- [TASK OBJECTIVE]:
Gather all lines with "chart" from the records.

- [INPUT]:
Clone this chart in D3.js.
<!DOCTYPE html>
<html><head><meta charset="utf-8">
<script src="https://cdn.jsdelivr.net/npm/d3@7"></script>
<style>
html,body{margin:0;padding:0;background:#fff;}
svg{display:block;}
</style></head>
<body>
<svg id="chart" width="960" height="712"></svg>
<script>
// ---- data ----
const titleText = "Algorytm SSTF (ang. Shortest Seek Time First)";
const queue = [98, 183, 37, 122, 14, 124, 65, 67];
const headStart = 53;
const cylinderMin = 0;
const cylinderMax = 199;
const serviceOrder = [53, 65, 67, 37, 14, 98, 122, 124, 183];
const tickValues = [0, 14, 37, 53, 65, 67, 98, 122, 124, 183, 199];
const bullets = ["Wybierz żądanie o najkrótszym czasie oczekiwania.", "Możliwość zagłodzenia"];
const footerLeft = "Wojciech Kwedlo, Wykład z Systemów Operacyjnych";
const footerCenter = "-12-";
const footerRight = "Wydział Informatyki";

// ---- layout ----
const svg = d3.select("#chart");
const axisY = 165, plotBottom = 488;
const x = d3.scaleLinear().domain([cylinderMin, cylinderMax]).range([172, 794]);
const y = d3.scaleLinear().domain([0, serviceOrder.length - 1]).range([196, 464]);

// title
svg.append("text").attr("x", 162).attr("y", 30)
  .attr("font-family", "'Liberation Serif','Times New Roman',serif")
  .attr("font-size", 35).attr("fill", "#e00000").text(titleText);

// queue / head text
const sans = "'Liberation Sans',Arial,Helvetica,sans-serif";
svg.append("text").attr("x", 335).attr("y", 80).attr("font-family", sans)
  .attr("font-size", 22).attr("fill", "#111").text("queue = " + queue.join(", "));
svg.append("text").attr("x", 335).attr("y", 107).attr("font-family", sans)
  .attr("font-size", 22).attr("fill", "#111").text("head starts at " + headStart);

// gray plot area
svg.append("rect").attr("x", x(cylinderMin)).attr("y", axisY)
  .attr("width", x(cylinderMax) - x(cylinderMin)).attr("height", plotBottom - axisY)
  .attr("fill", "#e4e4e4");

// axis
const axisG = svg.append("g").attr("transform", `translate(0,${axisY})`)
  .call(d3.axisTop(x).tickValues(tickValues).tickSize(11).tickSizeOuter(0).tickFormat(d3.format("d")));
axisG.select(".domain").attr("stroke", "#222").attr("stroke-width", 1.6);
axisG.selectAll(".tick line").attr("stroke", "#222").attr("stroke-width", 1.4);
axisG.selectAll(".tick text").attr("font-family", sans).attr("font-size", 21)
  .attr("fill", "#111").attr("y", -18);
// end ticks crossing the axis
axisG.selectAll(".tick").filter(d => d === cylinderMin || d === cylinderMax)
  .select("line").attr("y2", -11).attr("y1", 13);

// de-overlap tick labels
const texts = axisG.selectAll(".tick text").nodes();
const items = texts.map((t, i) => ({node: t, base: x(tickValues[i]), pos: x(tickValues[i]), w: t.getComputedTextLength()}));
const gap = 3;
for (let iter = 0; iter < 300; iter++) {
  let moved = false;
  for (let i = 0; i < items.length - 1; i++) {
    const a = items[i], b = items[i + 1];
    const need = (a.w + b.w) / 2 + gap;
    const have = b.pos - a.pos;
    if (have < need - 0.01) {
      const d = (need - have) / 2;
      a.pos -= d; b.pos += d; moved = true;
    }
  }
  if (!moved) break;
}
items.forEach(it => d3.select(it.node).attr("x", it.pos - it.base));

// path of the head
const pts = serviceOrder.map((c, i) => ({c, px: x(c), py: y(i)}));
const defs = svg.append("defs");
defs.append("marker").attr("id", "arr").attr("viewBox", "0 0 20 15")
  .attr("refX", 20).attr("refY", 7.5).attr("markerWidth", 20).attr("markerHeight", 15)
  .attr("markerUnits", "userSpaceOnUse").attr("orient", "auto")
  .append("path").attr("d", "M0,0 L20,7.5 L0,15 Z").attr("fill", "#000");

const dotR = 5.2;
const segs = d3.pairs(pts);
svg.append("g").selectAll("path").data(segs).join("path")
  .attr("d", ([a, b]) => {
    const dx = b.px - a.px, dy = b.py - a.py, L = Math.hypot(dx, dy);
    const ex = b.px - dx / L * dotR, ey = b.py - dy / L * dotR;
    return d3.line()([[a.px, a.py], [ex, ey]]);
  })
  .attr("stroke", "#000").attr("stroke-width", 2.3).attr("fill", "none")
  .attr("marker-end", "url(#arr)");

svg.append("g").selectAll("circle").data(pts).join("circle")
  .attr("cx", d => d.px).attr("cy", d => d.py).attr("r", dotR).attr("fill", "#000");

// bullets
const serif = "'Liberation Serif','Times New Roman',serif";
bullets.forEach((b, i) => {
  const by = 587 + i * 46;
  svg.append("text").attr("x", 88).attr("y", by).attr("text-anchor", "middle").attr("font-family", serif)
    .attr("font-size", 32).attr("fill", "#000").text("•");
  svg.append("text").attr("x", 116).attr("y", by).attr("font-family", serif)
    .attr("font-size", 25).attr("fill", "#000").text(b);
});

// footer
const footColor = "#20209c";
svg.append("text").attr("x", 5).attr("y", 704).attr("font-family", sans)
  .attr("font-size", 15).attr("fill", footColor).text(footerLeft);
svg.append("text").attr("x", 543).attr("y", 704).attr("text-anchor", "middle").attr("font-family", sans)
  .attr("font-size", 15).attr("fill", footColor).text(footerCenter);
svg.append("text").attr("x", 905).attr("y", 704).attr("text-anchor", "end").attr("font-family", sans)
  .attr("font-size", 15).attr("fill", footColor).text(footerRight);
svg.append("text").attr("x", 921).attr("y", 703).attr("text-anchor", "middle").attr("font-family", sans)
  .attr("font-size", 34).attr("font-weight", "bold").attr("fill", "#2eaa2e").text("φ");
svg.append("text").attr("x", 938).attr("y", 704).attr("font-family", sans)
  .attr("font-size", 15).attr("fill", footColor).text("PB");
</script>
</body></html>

--

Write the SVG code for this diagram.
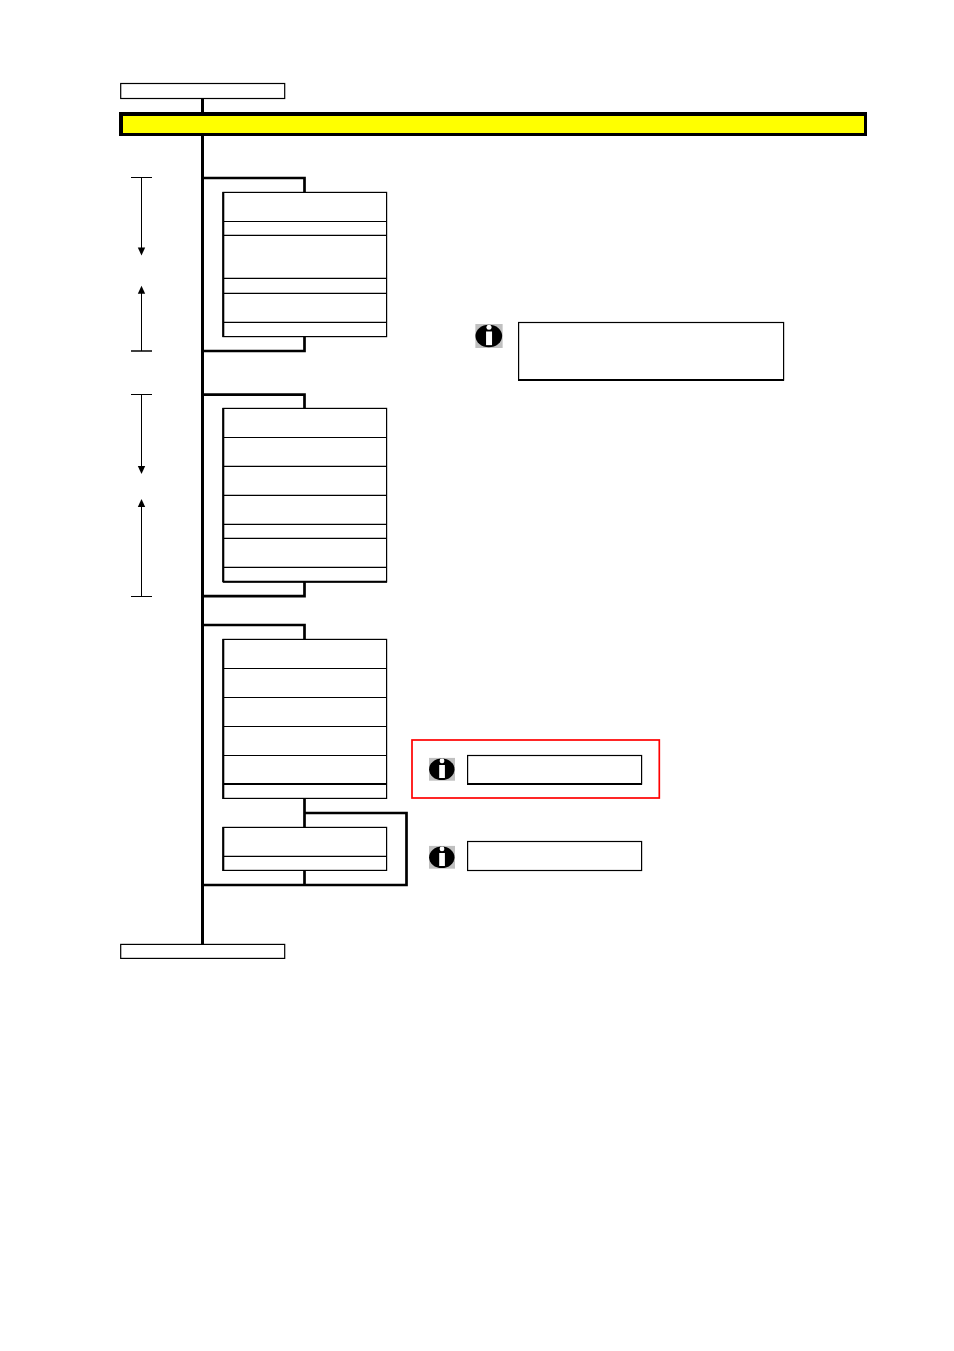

- [RESPONSE]:
Clone this chart in D3.js.
<svg id="chart" width="960" height="712"></svg>
const svg = d3.select("#chart");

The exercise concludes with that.